In Norway, however, eating the prized meatballs is a pricey business, making Ikea distinctly cross. Even the Swedish government is involved. As the trade ministry spokeswoman said: "This is a problem that's bigger than just meatballs."

The duties imposed by Norway on Ikea meatballs (25 tonnes are sold there every year) are so high that an Oslo Ikea meatball costs four times as much as a Stockholm one. Ikea is threatening revenge. It currently buys 500 tonnes of Norwegian salmon for sale in its Swedish stores, but says that it might cancel its order if the Norwegians do not come into line. The punishment: "Let them eat lumpfish caviar."

On your Marx

CHINA is heading at breakneck speed for the market, the market and more market. The new prime minister, Zhu Rongji, is so keen on privatisation that Margaret Thatcher - even Peter Mandelson - might blench.
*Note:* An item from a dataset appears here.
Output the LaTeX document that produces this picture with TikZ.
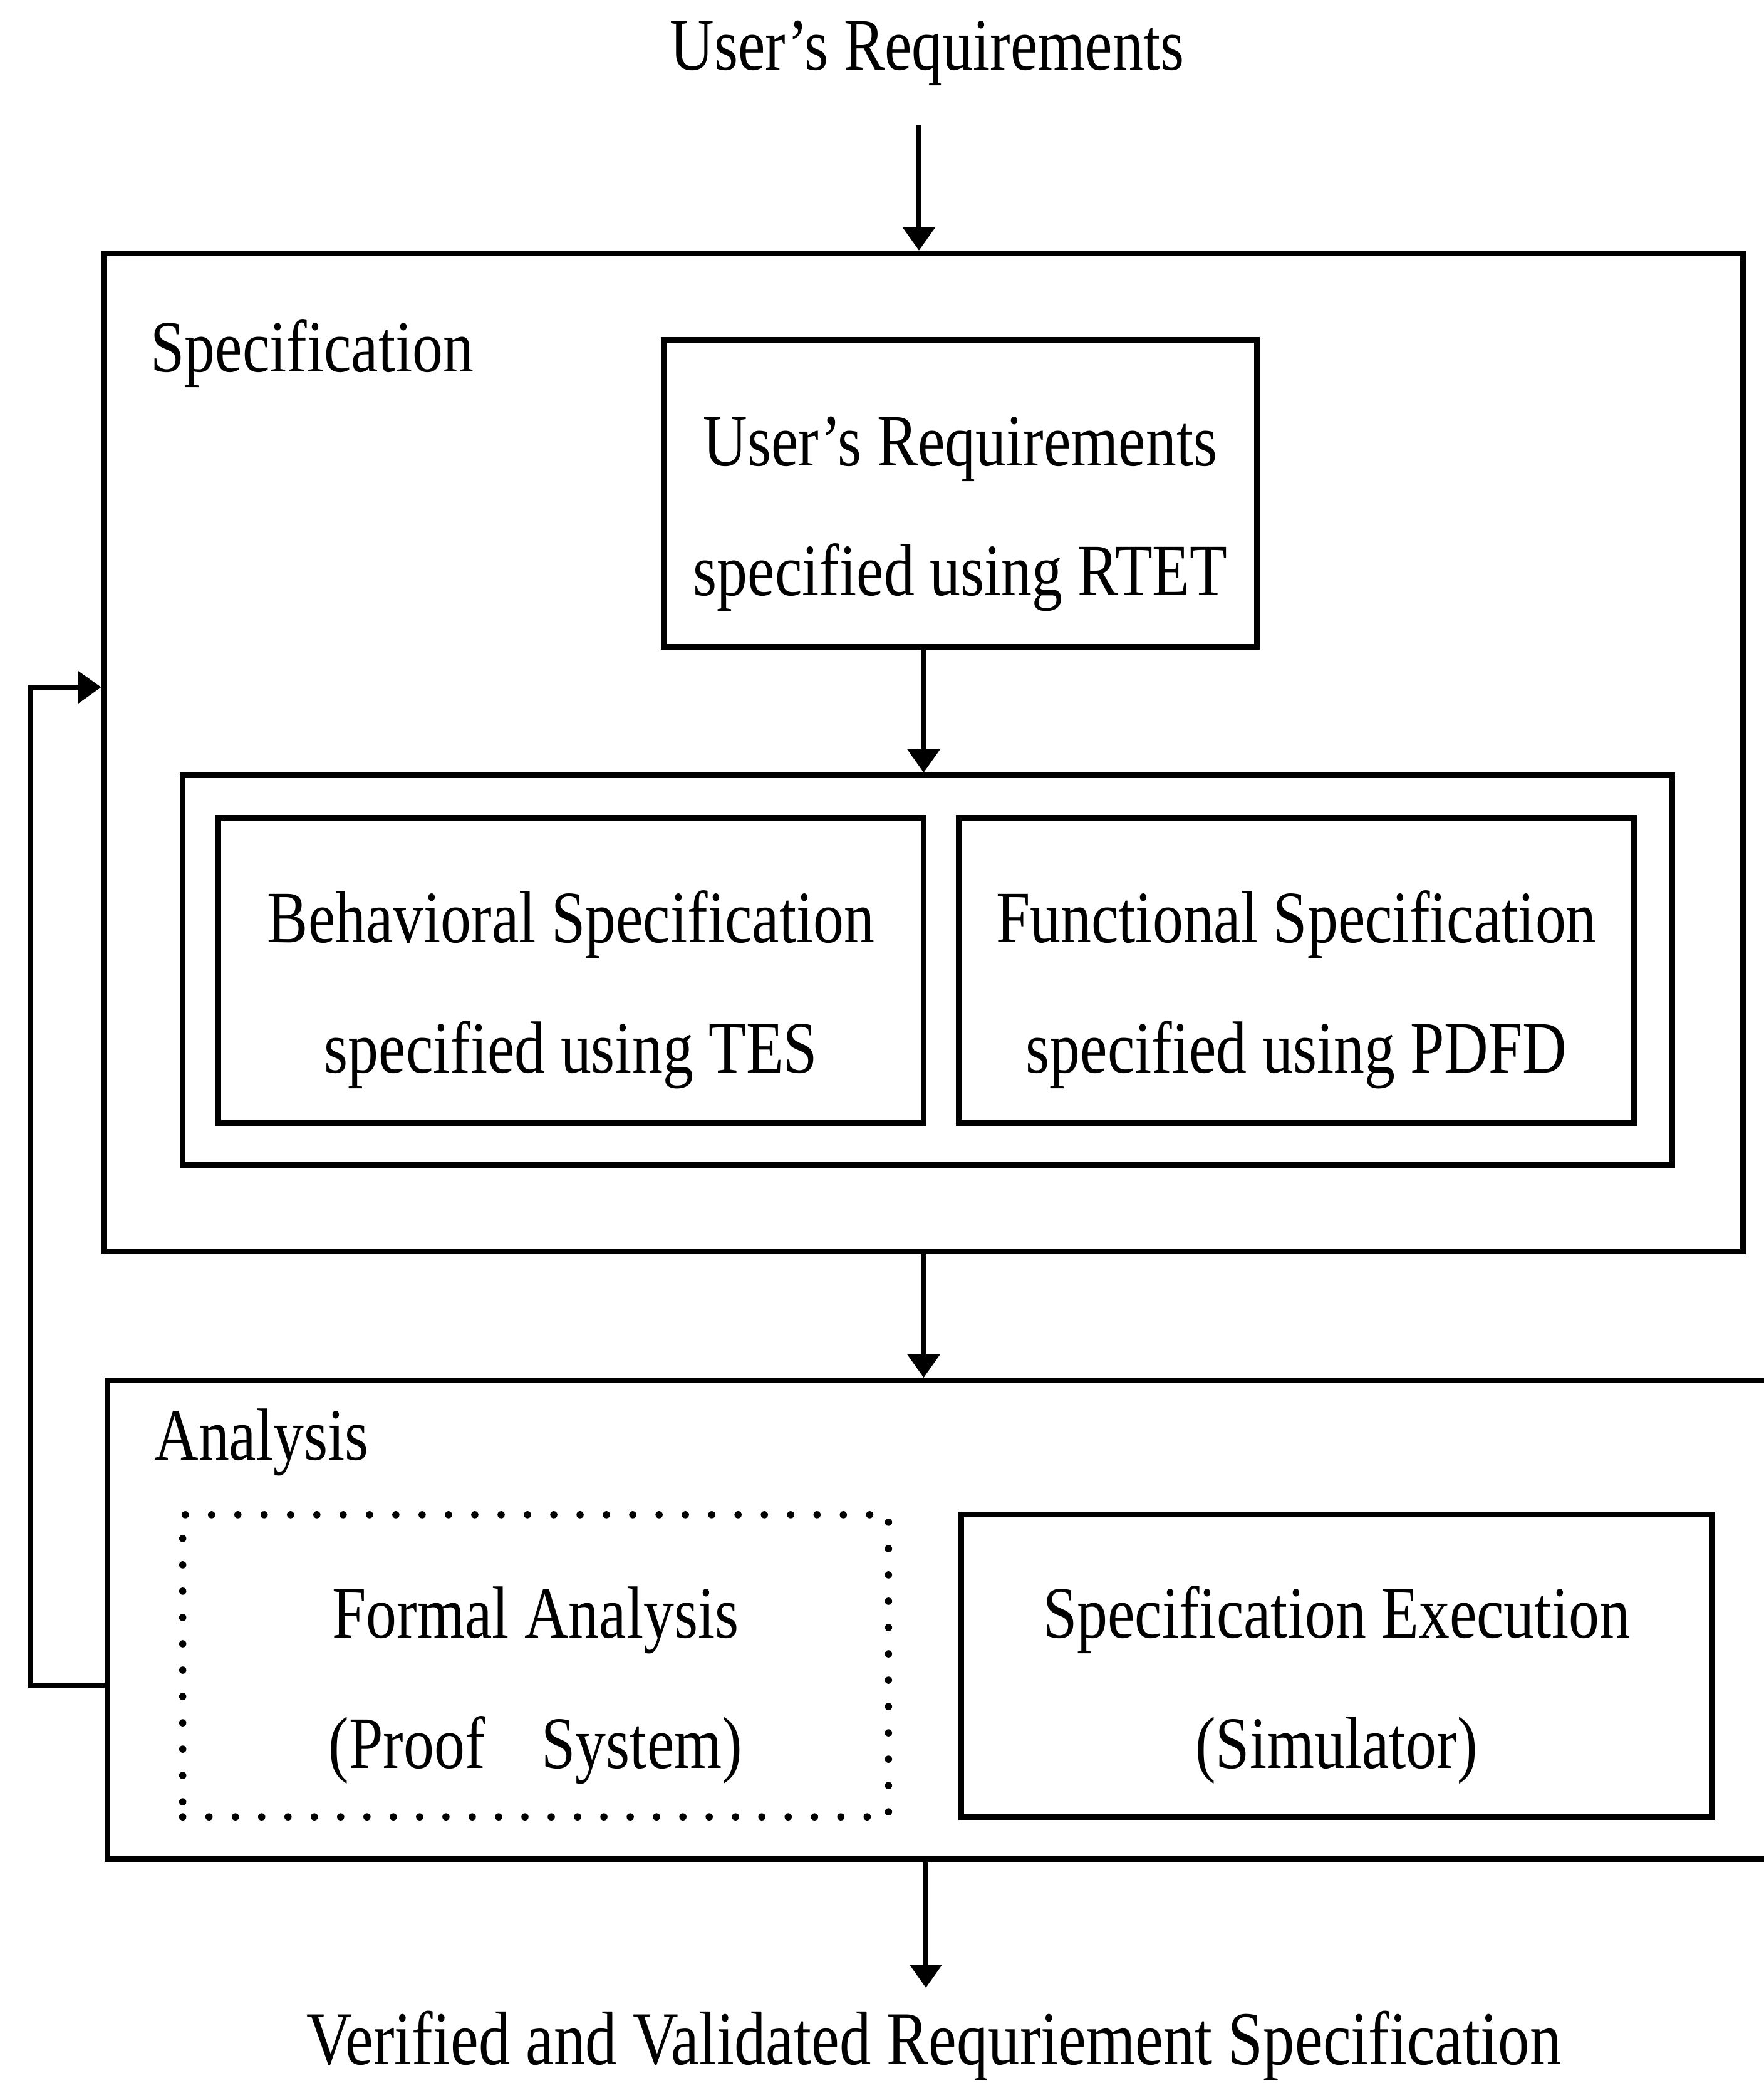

Some might think that such dedication to capitalist enterprise leaves little room for any Marx except Groucho. But that would be to miss out on the intricate logic of Chinese politics, which allows you to have your ideology and eat it.
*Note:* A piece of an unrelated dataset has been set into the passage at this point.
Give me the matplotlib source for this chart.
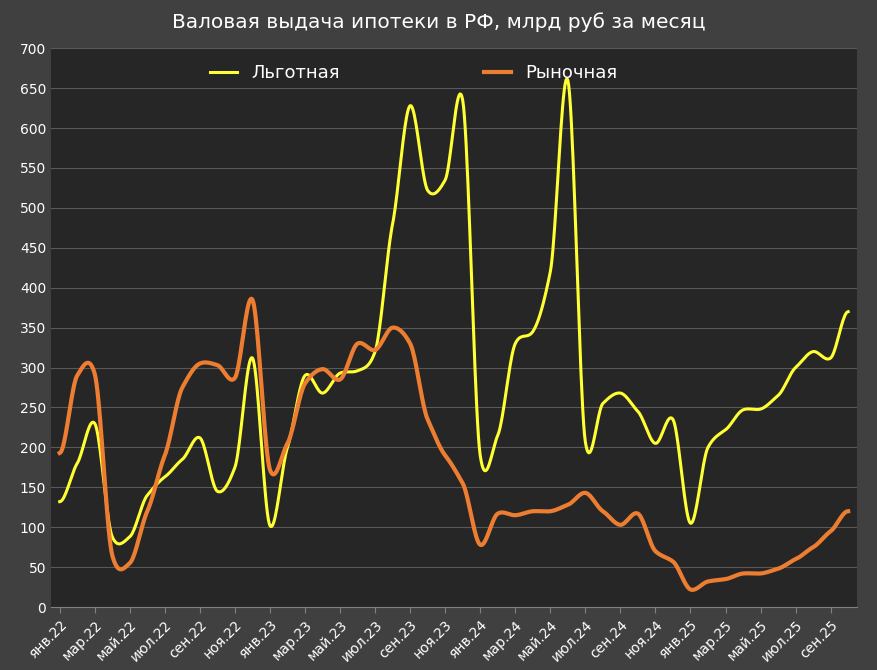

China has just published a book called Marxism in China in the Past Hundred Years, written by a team of Chinese scholars. The editorial adviser, Ding Shouhe, told the official Chinese news agency, Xinhua, that this was "the most systematic look ever at the subject". Xinhua noted: "The book illustrates the validity of the truths of Marxism. Celebrations will abound throughout the country." Naturally. Expect champagne corks to pop and (officially praised) wealthy businessmen of China to be thinking of little else.

Prize harvest

IN AT least one corner of the former USSR, the Soviet ways die very hard indeed. The president of Belarus, Alexander Lukashenko, delivered a live television broadcast to his compatriots on Friday night to encourage them to bring in the summer harvest - faster, better, more Sovietly. "Everything alive, everything that moves or is capable of moving, must be directed towards the grain harvest."

This, it must be admitted, is at least one step removed from the old style of propaganda, when the official line was that the harvest was better than ever before. Now, the crisis is at least implicitly admitted; from tomorrow, officials will exercise "tight control". This can be financially advantageous. In a twist that even Brezhnev and Stalin did not devise, the best harvesters in the country will win watches, TV sets, fridges, motorcycles or cars. Oh, brave new Belarussian world.